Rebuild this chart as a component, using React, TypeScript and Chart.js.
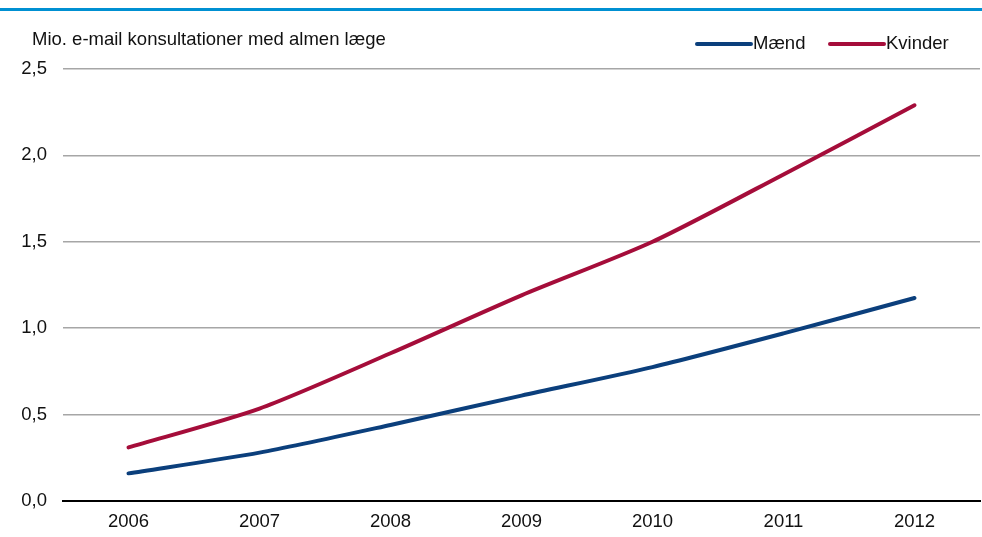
import React, { useEffect, useRef } from "react";
import { Chart, registerables } from "chart.js";

Chart.register(...registerables);

const years = ["2006", "2007", "2008", "2009", "2010", "2011", "2012"];
const maend = [0.16, 0.28, 0.44, 0.61, 0.775, 0.97, 1.175];
const kvinder = [0.31, 0.535, 0.855, 1.19, 1.5, 1.89, 2.29];
const yTitle = "Mio. e-mail konsultationer med almen læge";
const seriesNames = ["Mænd", "Kvinder"];
const colors = ["#0b3f7c", "#a50d3a"];

const FONT = "'Liberation Sans', Arial, sans-serif";
const FS = 18.5;

export default function App() {
  const ref = useRef<HTMLCanvasElement | null>(null);
  useEffect(() => {
    if (!ref.current) return;
    const decor = {
      id: "decor",
      afterDraw(chart: any) {
        const ctx = chart.ctx;
        ctx.save();
        ctx.fillStyle = "#0090d2";
        ctx.fillRect(0, 8, chart.width, 3);
        ctx.fillStyle = "#111";
        ctx.font = `${FS}px ${FONT}`;
        ctx.textBaseline = "middle";
        ctx.textAlign = "left";
        ctx.fillText(yTitle, 32, 40);
        const items = [
          { x: 697, label: seriesNames[0], c: colors[0] },
          { x: 830, label: seriesNames[1], c: colors[1] },
        ];
        items.forEach((it) => {
          ctx.strokeStyle = it.c;
          ctx.lineWidth = 4;
          ctx.lineCap = "round";
          ctx.beginPath();
          ctx.moveTo(it.x, 44);
          ctx.lineTo(it.x + 54, 44);
          ctx.stroke();
          ctx.fillStyle = "#111";
          ctx.fillText(it.label, it.x + 56, 44);
        });
        ctx.restore();
      },
    };
    const chart = new Chart(ref.current, {
      type: "line",
      data: {
        labels: years,
        datasets: [
          {
            label: seriesNames[0],
            data: maend,
            borderColor: colors[0],
            backgroundColor: colors[0],
            borderWidth: 4,
            pointRadius: 0,
            tension: 0.25,
            borderCapStyle: "round",
          },
          {
            label: seriesNames[1],
            data: kvinder,
            borderColor: colors[1],
            backgroundColor: colors[1],
            borderWidth: 4,
            pointRadius: 0,
            tension: 0.25,
            borderCapStyle: "round",
          },
        ],
      },
      options: {
        animation: false,
        responsive: false,
        layout: { padding: { top: 69, right: 2, left: 0, bottom: 0 } },
        plugins: { legend: { display: false }, tooltip: { enabled: false } },
        scales: {
          x: {
            offset: true,
            grid: { display: false, drawTicks: false },
            border: { color: "#000", width: 2 },
            ticks: { color: "#111", font: { family: FONT, size: FS }, padding: 10, maxRotation: 0 },
            afterFit: (s: any) => { s.height = 36; },
          },
          y: {
            min: 0,
            max: 2.5,
            grid: { color: "#a6a6a6", lineWidth: 1.5, drawTicks: false },
            border: { display: false },
            ticks: {
              stepSize: 0.5,
              color: "#111",
              font: { family: FONT, size: FS },
              padding: 16,
              callback: (v: any) => Number(v).toFixed(1).replace(".", ","),
            },
            afterFit: (s: any) => { s.width = 63; },
          },
        },
      },
      plugins: [decor],
    });
    return () => chart.destroy();
  }, []);
  return (
    <div style={{ position: "fixed", left: 0, top: 0, width: 982, height: 537, background: "#fff" }}>
      <canvas ref={ref} width={982} height={537} style={{ display: "block" }} />
    </div>
  );
}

= = = =

THE TASK :: Restate the entire listing word for word, excluding pictures.

TASK OUTPUT ::
Rebuild this chart as a component, using React, TypeScript and Chart.js.
import React, { useEffect, useRef } from "react";
import { Chart, registerables } from "chart.js";

Chart.register(...registerables);

const years = ["2006", "2007", "2008", "2009", "2010", "2011", "2012"];
const maend = [0.16, 0.28, 0.44, 0.61, 0.775, 0.97, 1.175];
const kvinder = [0.31, 0.535, 0.855, 1.19, 1.5, 1.89, 2.29];
const yTitle = "Mio. e-mail konsultationer med almen læge";
const seriesNames = ["Mænd", "Kvinder"];
const colors = ["#0b3f7c", "#a50d3a"];

const FONT = "'Liberation Sans', Arial, sans-serif";
const FS = 18.5;

export default function App() {
  const ref = useRef<HTMLCanvasElement | null>(null);
  useEffect(() => {
    if (!ref.current) return;
    const decor = {
      id: "decor",
      afterDraw(chart: any) {
        const ctx = chart.ctx;
        ctx.save();
        ctx.fillStyle = "#0090d2";
        ctx.fillRect(0, 8, chart.width, 3);
        ctx.fillStyle = "#111";
        ctx.font = `${FS}px ${FONT}`;
        ctx.textBaseline = "middle";
        ctx.textAlign = "left";
        ctx.fillText(yTitle, 32, 40);
        const items = [
          { x: 697, label: seriesNames[0], c: colors[0] },
          { x: 830, label: seriesNames[1], c: colors[1] },
        ];
        items.forEach((it) => {
          ctx.strokeStyle = it.c;
          ctx.lineWidth = 4;
          ctx.lineCap = "round";
          ctx.beginPath();
          ctx.moveTo(it.x, 44);
          ctx.lineTo(it.x + 54, 44);
          ctx.stroke();
          ctx.fillStyle = "#111";
          ctx.fillText(it.label, it.x + 56, 44);
        });
        ctx.restore();
      },
    };
    const chart = new Chart(ref.current, {
      type: "line",
      data: {
        labels: years,
        datasets: [
          {
            label: seriesNames[0],
            data: maend,
            borderColor: colors[0],
            backgroundColor: colors[0],
            borderWidth: 4,
            pointRadius: 0,
            tension: 0.25,
            borderCapStyle: "round",
          },
          {
            label: seriesNames[1],
            data: kvinder,
            borderColor: colors[1],
            backgroundColor: colors[1],
            borderWidth: 4,
            pointRadius: 0,
            tension: 0.25,
            borderCapStyle: "round",
          },
        ],
      },
      options: {
        animation: false,
        responsive: false,
        layout: { padding: { top: 69, right: 2, left: 0, bottom: 0 } },
        plugins: { legend: { display: false }, tooltip: { enabled: false } },
        scales: {
          x: {
            offset: true,
            grid: { display: false, drawTicks: false },
            border: { color: "#000", width: 2 },
            ticks: { color: "#111", font: { family: FONT, size: FS }, padding: 10, maxRotation: 0 },
            afterFit: (s: any) => { s.height = 36; },
          },
          y: {
            min: 0,
            max: 2.5,
            grid: { color: "#a6a6a6", lineWidth: 1.5, drawTicks: false },
            border: { display: false },
            ticks: {
              stepSize: 0.5,
              color: "#111",
              font: { family: FONT, size: FS },
              padding: 16,
              callback: (v: any) => Number(v).toFixed(1).replace(".", ","),
            },
            afterFit: (s: any) => { s.width = 63; },
          },
        },
      },
      plugins: [decor],
    });
    return () => chart.destroy();
  }, []);
  return (
    <div style={{ position: "fixed", left: 0, top: 0, width: 982, height: 537, background: "#fff" }}>
      <canvas ref={ref} width={982} height={537} style={{ display: "block" }} />
    </div>
  );
}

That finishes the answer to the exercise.